LAURA JAYES: Ok but are we agreeing that it's around 3% and it doesn't matter what Hegseth says?

JAMES PATERSON: If the United States said tomorrow, actually we think Australia is spending enough on defence, in fact you could reduce your defence spending to 1% of GDP, I would still be advocating for spending more on defence, I would still be advocating for that 3% of GDP because that's what our best informed experts are arguing and it is in our national interest that we do so. And if you don't like Sir Angus Houston or Professor Peter Dean, you could go with Mike Pezzullo or you could with Dennis Richardson, the former Secretary of Defence and DFAT and ASIO, or indeed you could go to Kim Beazley, the former Labor leader and defence minister. I mean you will not find a defence or national security expert in Australia who believes we're spending enough right now. The consensus is incredibly robust and this is a government that says it follows the advice of experts. They've got uniform advice from experts here and they are ignoring it and that is reckless.

LAURA JAYES: OK, but I mean, Anthony Albanese is on his way to see Trump at the moment. Do you agree with the, at least the premise of what he said at the National Press Club is that well, Australia should decide what level of defence spending is at. We shouldn't be dictated to by the US. But are we being bullied?

JAMES PATERSON: Well of course we should decide what our own level of defence spending is and of course we should inform that by our own best expert advice which is unambiguous and that very clearly dictates you'd be spending about 3% of GDP. But frankly I thought it was a pretty dismissive comment for the Prime Minister to imply that our American friends are somehow intervening in our sovereignty by suggesting to us as our ally and most important security partner that they don't think we're spending enough on defence. I mean the Prime Minister hasn't even used that sort of language...

LAURA JAYES: Who suggested that? Who suggested that, that they were interfering in our sovereignty?

JAMES PATERSON: The Prime Minister himself said repeatedly that this is a question of Australian sovereignty, repeatedly said that, implying that this is some inappropriate intervention. He didn't use language that strong when the People's Liberation Army Navy was circumnavigating our country, were conducting live firing exercises off our coast in the Tasman Sea. He didn't say that was a question of sovereignty, but our American friends suggesting to us that we're not spending enough on defence, as they are by the way to the Europeans and everybody else, all their other partners, that's a question of sovereignty. I thought that was a very clumsy language by the Prime Minister. Of course we should decide our own defence spending, but we've got plenty of our own reasons to do that and we don't need to be disrespectful to our American friends in doing so.

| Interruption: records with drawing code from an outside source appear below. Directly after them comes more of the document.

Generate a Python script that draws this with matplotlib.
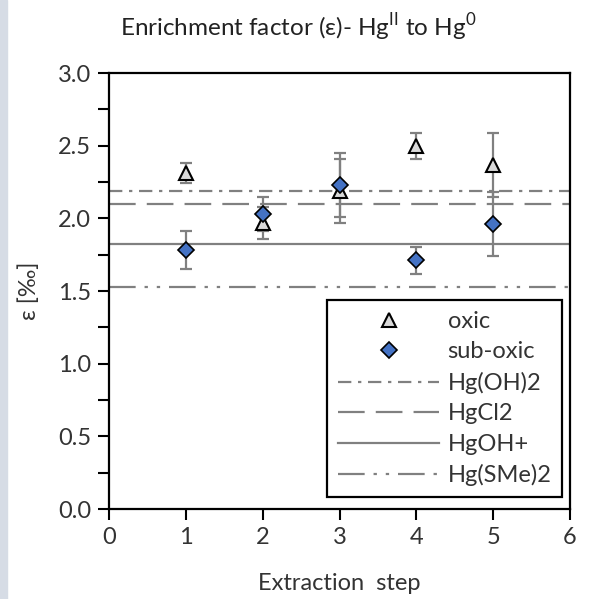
import numpy as np
import matplotlib.pyplot as plt
from matplotlib.patches import Rectangle

plt.rcParams['font.family'] = ['Lato', 'DejaVu Sans']

# data
steps = [1, 2, 3, 4, 5]
oxic = [2.31, 1.97, 2.19, 2.50, 2.37]
oxic_err = [0.07, 0.11, 0.22, 0.09, 0.22]
suboxic = [1.78, 2.03, 2.23, 1.71, 1.96]
suboxic_err = [0.13, 0.12, 0.22, 0.09, 0.22]

ref_names = ['Hg(OH)2', 'HgCl2', 'HgOH+', 'Hg(SMe)2']
ref_values = [2.19, 2.10, 1.82, 1.53]
ref_styles = [(0, (6, 3, 1.5, 3)), (0, (12, 5)), '-', (0, (12, 4, 1.5, 4, 1.5, 4))]

grey = '#808080'
fs = 17

fig = plt.figure(figsize=(5.9, 5.99), dpi=100)
fig.patches.append(Rectangle((0, 0), 7 / 590, 1, transform=fig.transFigure,
                             color='#d6dce5', zorder=0))
ax = fig.add_axes([109 / 590, 1 - 509 / 599, 461 / 590, 436 / 599])

for name, val, ls in zip(ref_names, ref_values, ref_styles):
    ax.axhline(val, color=grey, lw=1.6, ls=ls, label=name, zorder=1)

ax.errorbar(steps, oxic, yerr=oxic_err, fmt='none', ecolor=grey, elinewidth=1.6,
            capsize=4, capthick=1.6, zorder=2)
ax.errorbar(steps, suboxic, yerr=suboxic_err, fmt='none', ecolor=grey, elinewidth=1.6,
            capsize=4, capthick=1.6, zorder=2)
ax.plot(steps, oxic, ls='none', marker='^', ms=10.5, mfc='#d9d9d9', mec='black',
        mew=1.5, label='oxic', zorder=3)
ax.plot(steps, suboxic, ls='none', marker='D', ms=8, mfc='#4472c4', mec='black',
        mew=1.2, label='sub-oxic', zorder=4)

ax.set_xlim(0, 6)
ax.set_ylim(0, 3.0)
ax.set_xticks(range(7))
ax.set_yticks(np.arange(0, 3.01, 0.5))
ax.set_yticks(np.arange(0.25, 3.0, 0.5), minor=True)
ax.set_yticklabels(['%.1f' % v for v in np.arange(0, 3.01, 0.5)])
ax.tick_params(axis='both', which='both', direction='out', length=8, width=1.5,
               labelsize=fs, color='black', labelcolor='#333333', pad=5)
for s in ax.spines.values():
    s.set_linewidth(1.6)

ax.set_xlabel('Extraction  step', fontsize=fs, color='#333333', labelpad=18)
ax.set_ylabel('ε [‰]', fontsize=fs, color='#333333', labelpad=13)
fig.text(0.505, 0.955, 'Enrichment factor (ε)- Hg$^{\\mathregular{II}}$ to Hg$^{\\mathregular{0}}$',
         ha='center', va='center', fontsize=17.5, color='#222222')

handles, labels = ax.get_legend_handles_labels()
order = ['oxic', 'sub-oxic'] + ref_names
h = [handles[labels.index(n)] for n in order]
leg = ax.legend(h, order, loc='lower right', bbox_to_anchor=(0.983, 0.0275),
                borderaxespad=0, fontsize=fs, handlelength=4.3, numpoints=1,
                labelspacing=0.40, fancybox=False, framealpha=1, edgecolor='black',
                borderpad=0.45, handletextpad=0.35)
leg.get_frame().set_linewidth(1.6)
for t in leg.get_texts():
    t.set_color('#333333')

fig.savefig('out.png', dpi=100)
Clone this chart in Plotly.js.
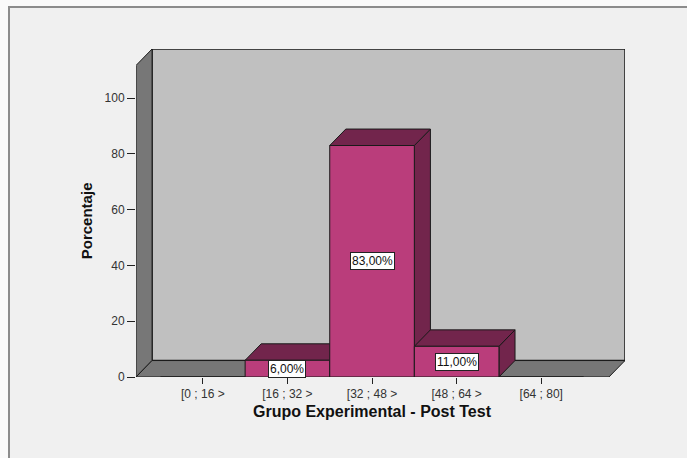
<!DOCTYPE html>
<html><head><meta charset="utf-8">
<script src="https://cdn.plot.ly/plotly-3.0.1.min.js"></script>
<style>
html,body{margin:0;padding:0;background:#fafafa;overflow:hidden;}
#frame{position:absolute;left:8px;top:6px;width:679px;height:452px;background:#f0f0f0;border-left:2px solid #8c8c8c;border-top:2px solid #8c8c8c;box-sizing:border-box;}
#chart{position:absolute;left:0;top:0;width:687px;height:458px;}
</style></head><body>
<div id="frame"></div><div id="chart"></div>
<script>
// ---- data ----
const categories = ['[0 ; 16 >', '[16 ; 32 >', '[32 ; 48 >', '[48 ; 64 >', '[64 ; 80]'];
const percentages = [0, 6, 83, 11, 0];
const yTickValues = [0, 20, 40, 60, 80, 100];
const xTitle = 'Grupo Experimental - Post Test';
const yTitle = 'Porcentaje';

// ---- 3D box geometry (in axis units) ----
const XL = -0.79, XR = 4.80;      // front plane x extent
const YT = 111.7;                 // front plane top
const DX = 0.19, DY = 5.9;        // depth offset
const FONT = 'Arial, "Liberation Sans", sans-serif';
const idx = categories.map((c, i) => i);

const shapes = [];
const edge = {color: '#1a1a1a', width: 1};
// back wall
shapes.push({type: 'rect', layer: 'below', xref: 'x', yref: 'y',
  x0: XL + DX, x1: XR + DX, y0: DY, y1: YT + DY,
  fillcolor: '#c0c0c0', line: {color: '#1a1a1a', width: 1.5}});
// left side wall
shapes.push({type: 'path', layer: 'below', xref: 'x', yref: 'y',
  path: `M${XL},0 L${XL},${YT} L${XL + DX},${YT + DY} L${XL + DX},${DY} Z`,
  fillcolor: '#777777', line: edge});
// floor
shapes.push({type: 'path', layer: 'below', xref: 'x', yref: 'y',
  path: `M${XL},0 L${XR},0 L${XR + DX},${DY} L${XL + DX},${DY} Z`,
  fillcolor: '#777777', line: edge});
// bar side & top faces
const dark = '#72254c';
percentages.forEach((v, i) => {
  if (v <= 0) return;
  const a = i - 0.5, b = i + 0.5;
  shapes.push({type: 'path', layer: 'below', xref: 'x', yref: 'y',
    path: `M${b},0 L${b},${v} L${b + DX},${v + DY} L${b + DX},${DY} Z`,
    fillcolor: dark, line: edge});
  shapes.push({type: 'path', layer: 'below', xref: 'x', yref: 'y',
    path: `M${a},${v} L${b},${v} L${b + DX},${v + DY} L${a + DX},${v + DY} Z`,
    fillcolor: dark, line: edge});
});

const annotations = [];
percentages.forEach((v, i) => {
  if (v <= 0) return;
  annotations.push({x: i, y: v / 2, xref: 'x', yref: 'y', showarrow: false,
    text: v.toFixed(2).replace('.', ',') + '%',
    font: {family: FONT, size: 12, color: '#111'},
    bgcolor: '#ffffff', bordercolor: '#222', borderwidth: 1, borderpad: 1});
});
// axis titles (centered on the front plane)
annotations.push({x: (XL + XR) / 2, y: 0, xref: 'x', yref: 'paper', yshift: -34,
  yanchor: 'middle', showarrow: false, text: xTitle,
  font: {family: FONT, size: 16, color: '#111', weight: 'bold'}});
annotations.push({x: 0, y: YT / 2, xref: 'paper', yref: 'y', xshift: -50,
  xanchor: 'center', showarrow: false, text: yTitle, textangle: -90,
  font: {family: FONT, size: 15, color: '#111', weight: 'bold'}});

const trace = {type: 'bar', x: idx, y: percentages, width: 1,
  marker: {color: '#ba3d7b', line: {color: '#1a1a1a', width: 1}},
  hoverinfo: 'skip', showlegend: false};

const layout = {
  width: 687, height: 458,
  paper_bgcolor: 'rgba(0,0,0,0)', plot_bgcolor: 'rgba(0,0,0,0)',
  margin: {l: 136, r: 62, t: 48.5, b: 81.3, pad: 0},
  bargap: 0,
  xaxis: {range: [XL, XR + DX], tickvals: idx, ticktext: categories,
    showgrid: false, zeroline: false, showline: false,
    ticks: 'outside', ticklen: 6, tickcolor: '#222', tickwidth: 1,
    tickfont: {family: FONT, size: 12, color: '#333'}, fixedrange: true},
  yaxis: {range: [0, YT + DY], tickvals: yTickValues,
    showgrid: false, zeroline: false, showline: false,
    ticks: 'outside', ticklen: 8, tickcolor: '#222', tickwidth: 1,
    tickfont: {family: FONT, size: 12, color: '#333'}, fixedrange: true},
  shapes: shapes, annotations: annotations, showlegend: false
};
Plotly.newPlot('chart', [trace], layout, {staticPlot: true, displayModeBar: false});
</script>
</body></html>
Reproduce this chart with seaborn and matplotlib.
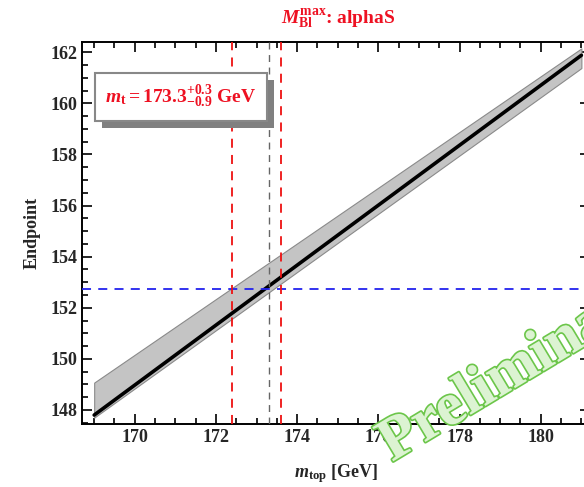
import numpy as np
import pandas as pd
import matplotlib
matplotlib.use("Agg")
import matplotlib.pyplot as plt
import matplotlib.patheffects as pe
from matplotlib.ticker import MultipleLocator
import seaborn as sns

# values
mtop = [169.0, 181.0]
endpoint_central = [147.80, 161.88]
band_lower = [147.70, 161.38]
band_upper = [149.07, 162.15]
endpoint_measured = 152.75
mt_central = 173.3
mt_err_up = 0.3
mt_err_down = 0.9

df = pd.DataFrame({"mtop": mtop, "endpoint": endpoint_central,
                   "lo": band_lower, "hi": band_upper})

sns.set_style("ticks")
plt.rcParams["font.family"] = ["Liberation Serif", "DejaVu Serif"]
plt.rcParams["font.weight"] = "bold"
plt.rcParams["axes.labelweight"] = "bold"
plt.rcParams["mathtext.fontset"] = "custom"
plt.rcParams["mathtext.rm"] = "Liberation Serif:bold"
plt.rcParams["mathtext.it"] = "Liberation Serif:italic:bold"
plt.rcParams["mathtext.bf"] = "Liberation Serif:bold"

W, H = 584, 487
fig = plt.figure(figsize=(W / 100, H / 100), dpi=100)
fig.patch.set_facecolor("white")

xlim = (168.7, 181.2)
ylim = (147.45, 162.4)
left_px, top_px, bot_px = 82, 42, 424
px_per_unit = 40.6
ax_w = (xlim[1] - xlim[0]) * px_per_unit
ax = fig.add_axes([left_px / W, 1 - bot_px / H, ax_w / W, (bot_px - top_px) / H])

ax.fill_between(df["mtop"], df["lo"], df["hi"], color="#c4c4c4",
                edgecolor="#8a8a8a", lw=0.8, zorder=1)
sns.lineplot(data=df, x="mtop", y="endpoint", color="black", lw=2.6, ax=ax, zorder=3)

ax.axhline(endpoint_measured, color="#2222ee", ls=(0, (5, 4)), lw=1.3, zorder=4)
ax.axvline(mt_central - mt_err_down, color="#ee1111", ls=(0, (5, 4)), lw=1.3, zorder=4)
ax.axvline(mt_central + mt_err_up, color="#ee1111", ls=(0, (5, 4)), lw=1.3, zorder=4)
ax.axvline(mt_central, color="#666666", ls=(0, (5, 4)), lw=1.0, zorder=4)

ax.set_xlim(*xlim)
ax.set_ylim(*ylim)
ax.xaxis.set_major_locator(MultipleLocator(2))
ax.xaxis.set_minor_locator(MultipleLocator(0.5))
ax.yaxis.set_major_locator(MultipleLocator(2))
ax.yaxis.set_minor_locator(MultipleLocator(0.5))
ax.tick_params(which="both", direction="in", top=True, right=True,
               labelsize=13, width=1.2, color="black")
ax.tick_params(which="major", length=7)
ax.tick_params(which="minor", length=4)
for s in ax.spines.values():
    s.set_linewidth(1.4)
    s.set_color("black")

ax.set_xlabel(r"$m_{\rm top}$ [GeV]", fontsize=13, labelpad=12)
ax.set_ylabel("Endpoint", fontsize=13, labelpad=7)
fig.text(338 / W, 1 - 19 / H, r"$M_{\rm Bl}^{\rm max}$: alphaS", color="#ee1122",
         fontsize=14, ha="center", va="center")

# label box with shadow
box = dict(boxstyle="square,pad=0.55", fc="white", ec="#888888", lw=1.5)
t = fig.text(181 / W, 1 - 97 / H,
             r"$m_{\rm t} = 173.3^{+0.3}_{-0.9}$ GeV", color="#ee1122",
             fontsize=14, ha="center", va="center", bbox=box, zorder=10)
t.get_bbox_patch().set_path_effects([pe.SimplePatchShadow(offset=(5, -5), shadow_rgbFace="#808080", alpha=1.0),
                                     pe.Normal()])

# watermark (cut off at the right edge, as in the original)
fig.text(392 / W, 1 - 462 / H, "Preliminary", fontsize=44, rotation=31,
         rotation_mode="anchor", ha="left", va="baseline", color="#dcf3d2",
         path_effects=[pe.withStroke(linewidth=2.4, foreground="#6cc64a")], zorder=20)

fig.savefig("out.png", dpi=100)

LAURA JAYES: Does there need to be more of a Team Australia front now? They're going to Washington DC. And I say that now with keeping in mind some of the comments heard from Sussan Ley this morning. Do you think it's helpful for her to say, well, Anthony Albanese hasn't done the work with Donald Trump on a personal level. That's why he can't get a meeting. Is that true when no meeting with any other world leader has been confirmed by the White House?

JAMES PATERSON: Well hang on a second Laura, the President was elected seven months ago, Anthony Albanese is now one of the only US allies and only world leaders who has not had a face-to-face meeting with the President. Look at the behaviour of Keir Starmer who got an exemption on steel and aluminium tariffs, or Emmanuel Macron, or Mark Carney or Justin Trudeau or any other important US ally. They've had multiple face-to-face sit-down meetings with the President and our Prime Minister has not bothered to try to do so until now. And I hope he is successful because it is in Australia's national interest and we back him to succeed, particularly on AUKUS but also on the tariff exemptions. But this is an administration which is run from the top down, this administration where the President is uniquely important as compared to other recent administrations in making these big decisions, very few big decisions are made without his personal input. So if you don't establish that personal rapport, if you do not establish that relationship, it makes our task much harder and I think the Prime Minister has failed to do that by waiting this long. But we hope he is successful, we back him to be successful, we want him to succeed.

LAURA JAYES: And how are you helping him do that?

JAMES PATERSON: Well, we've been calling on him to do this for months now. We've been calling on him to go to Washington, D.C. to see the President. We're providing that in a constructive, helpful way. I'm glad that he's now finally going to the G7. I hope he gets this meeting on the sidelines. But if he doesn't get a one-on-one meeting on the side lines with President Trump, he should go back to Washington D. C. as soon as possible to meet the President in the White House and have that face-to-face discussion.

LAURA JAYES: Yeah, stepping into the lion's den, which has become the Oval Office. One final question before I let you go, because I spoke to Joe Hockey about this yesterday. Albo's always insisted that the tariff talk and negotiation is very different to defence and how the US is going to deal with us as an ally in that way. There is now, you know, Mike Pezzullo backing up what Joe Hockey said is that Trump doesn't operate like that. It's all a quid pro quo. And this is how he negotiates. So everything is on the table. The defence spending affects the tariffs as well.

JAMES PATERSON: Look, I think there probably is a relationship between those two, just looking at that dispassionately from an analyst's point of view rather than an advocate or a politician. But the good news is we've got our own reasons as to why we'd want to increase defence spending and we should do that in our own best national interest. It's a bonus that it would impress and please President Trump and that it would weigh into his considerations for AUKUS or tariffs or other things. So we should never allow any other foreign country to tell us what to do on our defence and national security, we've got our own experts for that. But it just so happens that in this case what our friends want us to do and what our own best advisors tell us to do, are the same thing. And so we should do it for our own reasons and hopefully it'll be beneficial for other reasons too.

LAURA JAYES: James, always good to talk to you. Thanks so much.